A proposal by Larry Lessig called H2M (“Harmful to Minors”) would help parents protect children from pornography. Professor Lessig argues that if government doesn’t help parents block unwanted pornography, the loss of freedom of speech will be even greater because parents will turn to private companies for help:
Parents won’t wait for the government to figure out how best to filter harmful-to-minor speech. They will get what they can to block harmful-to-minor speech even if what they get is private and blocks more speech than necessary. For them it’s better than nothing.
After you watch this video, I think you’ll understand the H2M proposal:
H2M is similar to the CP80 initiative. Each is a proposal for 1. a new law which 2. codifies a technology which 3. allows parents to choose whether to block or allow pornography. Ralph Yarro of CP80 has repeatedly said that Internet filters don’t work. I infer that Larry Lessig thinks filters work well enough that parents will use them but not well enough to protect free speech.

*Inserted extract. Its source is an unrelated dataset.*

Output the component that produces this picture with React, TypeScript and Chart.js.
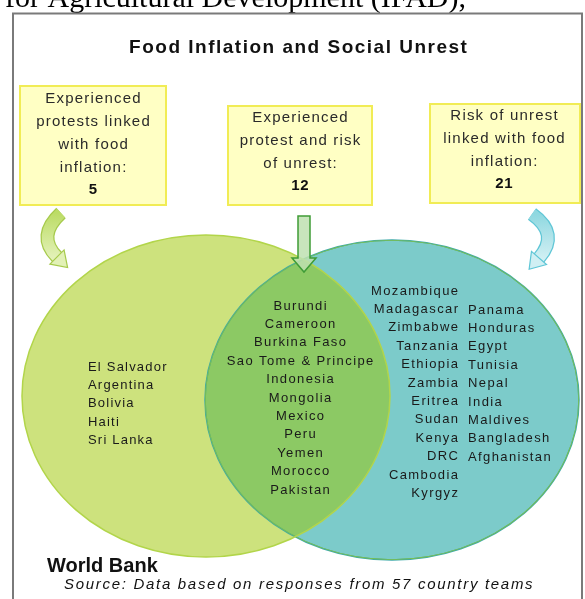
import React, { useEffect, useRef } from "react";
import { Chart, registerables } from "chart.js";

Chart.register(...registerables);

const chartTitle = "Food Inflation and Social Unrest";
const setCounts = [5, 12, 21];
const boxLabels = [
  ["Experienced", "protests linked", "with food", "inflation:"],
  ["Experienced", "protest and risk", "of unrest:"],
  ["Risk of unrest", "linked with food", "inflation:"],
];
const protestOnly = ["El Salvador", "Argentina", "Bolivia", "Haiti", "Sri Lanka"];
const protestAndRisk = [
  "Burundi", "Cameroon", "Burkina Faso", "Sao Tome & Principe", "Indonesia",
  "Mongolia", "Mexico", "Peru", "Yemen", "Morocco", "Pakistan",
];
const riskOnlyA = [
  "Mozambique", "Madagascar", "Zimbabwe", "Tanzania", "Ethiopia", "Zambia",
  "Eritrea", "Sudan", "Kenya", "DRC", "Cambodia", "Kyrgyz",
];
const riskOnlyB = [
  "Panama", "Honduras", "Egypt", "Tunisia", "Nepal", "India", "Maldives",
  "Bangladesh", "Afghanistan",
];
const sourceName = "World Bank";
const sourceNote = "Source: Data based on responses from 57 country teams";
const pageFragment = "for Agricultural Development (IFAD),";

const W = 585;
const H = 599;

const vennPlugin = {
  id: "venn",
  beforeDraw(chart: any) {
    const ctx = chart.ctx;
    ctx.save();
    ctx.fillStyle = "#ffffff";
    ctx.fillRect(0, 0, chart.width, chart.height);
    ctx.restore();
  },
  afterDatasetsDraw(chart: any) {
    const ctx: CanvasRenderingContext2D = chart.ctx;
    const sx = chart.scales.x;
    const sy = chart.scales.y;
    const X = (v: number) => sx.getPixelForValue(v);
    const Y = (v: number) => sy.getPixelForValue(v);
    const LX = (v: number) => X(v) - X(0);
    const LY = (v: number) => Y(v) - Y(0);

    const text = (
      s: string, x: number, y: number, font: string, align: CanvasTextAlign,
      color = "#222", spacing = 0
    ) => {
      ctx.save();
      ctx.font = font;
      ctx.fillStyle = color;
      ctx.textAlign = align;
      ctx.textBaseline = "middle";
      (ctx as any).letterSpacing = spacing + "px";
      let xx = X(x);
      if (spacing && align === "center") xx += spacing / 2;
      if (spacing && align === "right") xx += spacing;
      ctx.fillText(s, xx, Y(y));
      ctx.restore();
    };

    // page fragment
    ctx.save();
    ctx.font = "30px 'Liberation Serif'";
    ctx.fillStyle = "#000";
    ctx.textBaseline = "alphabetic";
    ctx.fillText(pageFragment, X(5), Y(7));
    ctx.restore();

    // frame
    ctx.save();
    ctx.strokeStyle = "#7a7a7a";
    ctx.lineWidth = 2;
    ctx.strokeRect(X(13), Y(13.5), LX(569), LY(600));
    ctx.restore();

    text(chartTitle, 298, 48, "bold 19px 'Liberation Sans'", "center", "#111", 1.5);

    // boxes
    const boxes = [
      { x: 20, y: 86, w: 146, h: 119, cx: 93, top: 99 },
      { x: 228, y: 106, w: 144, h: 99, cx: 300, top: 118 },
      { x: 430, y: 104, w: 150, h: 99, cx: 504, top: 116 },
    ];
    boxes.forEach((b, i) => {
      ctx.save();
      ctx.fillStyle = "#ffffc4";
      ctx.strokeStyle = "#f1ec55";
      ctx.lineWidth = 2;
      ctx.fillRect(X(b.x), Y(b.y), LX(b.w), LY(b.h));
      ctx.strokeRect(X(b.x), Y(b.y), LX(b.w), LY(b.h));
      ctx.restore();
      const lines = boxLabels[i];
      lines.forEach((l, j) => {
        text(l, b.cx, b.top + j * 23, "15px 'Liberation Sans'", "center", "#2a2a2a", 1.2);
      });
      text(String(setCounts[i]), b.cx, b.top + lines.length * 23 - 1, "bold 15px 'Liberation Sans'", "center", "#111", 0.6);
    });

    // ellipses
    const L = { cx: 206, cy: 396, rx: 184, ry: 161 };
    const R = { cx: 392, cy: 400, rx: 187, ry: 160 };
    const ell = (e: any) => {
      ctx.beginPath();
      ctx.ellipse(X(e.cx), Y(e.cy), LX(e.rx), LY(e.ry), 0, 0, Math.PI * 2);
    };
    ctx.save();
    ell(L);
    ctx.fillStyle = "#cde27d";
    ctx.fill();
    ell(R);
    ctx.fillStyle = "#7ccbca";
    ctx.fill();
    ctx.save();
    ell(L);
    ctx.clip();
    ell(R);
    ctx.fillStyle = "#8cc964";
    ctx.fill();
    ctx.restore();
    ctx.lineWidth = 1.5;
    ell(R);
    ctx.strokeStyle = "#3faaa9";
    ctx.stroke();
    ctx.save();
    ell(R);
    ctx.clip();
    ell(R);
    ctx.strokeStyle = "#7cbf4c";
    ctx.stroke();
    ctx.restore();
    ell(L);
    ctx.strokeStyle = "#b2d54a";
    ctx.stroke();
    ctx.restore();

    // curved arrows
    const curved = (s: number[], c: number[], e: number[], fill: string, fill2: string, border: string) => {
      ctx.save();
      ctx.lineCap = "butt";
      ctx.beginPath();
      ctx.moveTo(X(s[0]), Y(s[1]));
      ctx.quadraticCurveTo(X(c[0]), Y(c[1]), X(e[0]), Y(e[1]));
      ctx.strokeStyle = border;
      ctx.lineWidth = 14;
      ctx.stroke();
      const g = ctx.createLinearGradient(0, Y(s[1]), 0, Y(e[1]));
      g.addColorStop(0, fill);
      g.addColorStop(1, fill2);
      ctx.strokeStyle = g;
      ctx.lineWidth = 11.5;
      ctx.stroke();
      const dx = e[0] - c[0];
      const dy = e[1] - c[1];
      const len = Math.hypot(dx, dy);
      const ux = dx / len, uy = dy / len;
      const nx = -uy, ny = ux;
      const hw = 10, hl = 15;
      ctx.beginPath();
      ctx.moveTo(X(e[0] + nx * hw), Y(e[1] + ny * hw));
      ctx.lineTo(X(e[0] + ux * hl), Y(e[1] + uy * hl));
      ctx.lineTo(X(e[0] - nx * hw), Y(e[1] - ny * hw));
      ctx.closePath();
      ctx.fillStyle = fill2;
      ctx.fill();
      ctx.strokeStyle = border;
      ctx.lineWidth = 1.2;
      ctx.stroke();
      ctx.restore();
    };
    curved([61, 213], [36, 236], [57, 257], "#bcdc66", "#e2f1b6", "#a6ca4c");
    curved([532, 214], [560, 234], [539, 258], "#8fd8e0", "#d0eff3", "#5fc6d6");

    // straight arrow
    ctx.save();
    ctx.beginPath();
    ctx.moveTo(X(298), Y(216));
    ctx.lineTo(X(310), Y(216));
    ctx.lineTo(X(310), Y(258));
    ctx.lineTo(X(316), Y(258));
    ctx.lineTo(X(304), Y(272));
    ctx.lineTo(X(292), Y(258));
    ctx.lineTo(X(298), Y(258));
    ctx.closePath();
    ctx.fillStyle = "rgba(190, 224, 176, 0.85)";
    ctx.fill();
    ctx.strokeStyle = "#3f9c36";
    ctx.lineWidth = 1.5;
    ctx.stroke();
    ctx.restore();

    // country lists
    const cf = "13px 'Liberation Sans'";
    const sp = 1.4;
    const step = 18.4;
    protestOnly.forEach((s, i) => text(s, 88, 367 + i * step, cf, "left", "#1a1a1a", 1.2));
    protestAndRisk.forEach((s, i) => text(s, 300, 306 + i * step, cf, "center", "#1a1a1a", sp));
    riskOnlyA.forEach((s, i) => text(s, 458, 291 + i * step, cf, "right", "#1a1a1a", sp));
    riskOnlyB.forEach((s, i) => text(s, 468, 310 + i * step, cf, "left", "#1a1a1a", sp));

    // footer
    text(sourceName, 47, 566, "bold 20px 'Liberation Sans'", "left", "#111", 0);
    text(sourceNote, 64, 585, "italic 15px 'Liberation Sans'", "left", "#111", 1.7);
  },
};

export default function App() {
  const ref = useRef<HTMLCanvasElement | null>(null);
  useEffect(() => {
    document.body.style.margin = "0";
    const canvas = ref.current!;
    const chart = new Chart(canvas, {
      type: "scatter",
      data: { datasets: [{ data: [], pointRadius: 0 }] },
      options: {
        animation: false,
        responsive: false,
        devicePixelRatio: 1,
        layout: { padding: 0 },
        plugins: { legend: { display: false }, tooltip: { enabled: false }, title: { display: false } },
        scales: {
          x: { type: "linear", min: 0, max: W, display: false },
          y: { type: "linear", min: 0, max: H, reverse: true, display: false },
        },
      },
      plugins: [vennPlugin],
    });
    return () => chart.destroy();
  }, []);
  return (
    <div style={{ width: W, height: H }}>
      <canvas ref={ref} width={W} height={H} style={{ display: "block" }} />
    </div>
  );
}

I’ve previously written that the role of proper government is to stay small and allow nonprofit companies to compete for social change. In that light, perhaps I shouldn’t favor any legislation that would regulate the Internet. However, I see Professor Lessig’s point: a well defined law may serve all constituent groups better than no law.
I’m reading Peter Drucker’s Managing the Nonprofit Organization. During his interview with Dudley Hafner, then CEO of the American Heart Association, they discuss charitable giving as a form of speech:
My European friends always point out how low the taxation rate is in the United States. I say, you are mistaken because we voluntarily cough up another 10 percent of GNP for things which in Europe are either not done at all, like your work, or run by the government with the individual having absolutely no say in where the money is to be spent. That’s a point the public does not understand. Would you agree?
I agree. There’s a couple of things about this that are very, very important to me personally. First of all, campaigns such as the American Heart Association or the Salvation Army or the Girl Scouts let people get involved, and that becomes important because they do become advocates. The other thing I think that is unique about these United States is the fact that charitable giving is as much a force in the freedom of democracy as the right of assemblage or the right of vote or the right of free press. It’s another way of expressing ourselves very, very forcefully. Someone who pays taxes does not think of himself or herself as getting involved in the welfare program. But if they become involved in a Salvation Army activity or the Visiting Nurses program, they are involved. They are involved spiritually and they are involved monetarily. That makes a difference.
Not everyone would say the U.S. tax rate is low. I’m already paying for programs and services I don’t want, and the U.S. government was never meant to be this big.
Charitable giving to nonprofit organizations allows citizens to vote with their checkbooks for causes they care about. Nonprofits must market their causes persuasively, administer their programs effectively, and be accountable to their donors. Donors, in turn, become advocates for the causes they support and take ownership in the outcome. Compare this with the government model of taking money from citizens by force to fund programs they don’t want, administered by bureaucrats who don’t care.
Donating to social causes I care about, and not donating to social causes I don’t care about, is a form of speech. For all the politicians clamoring to protect my freedom of speech, I don’t see many trying to protect this one.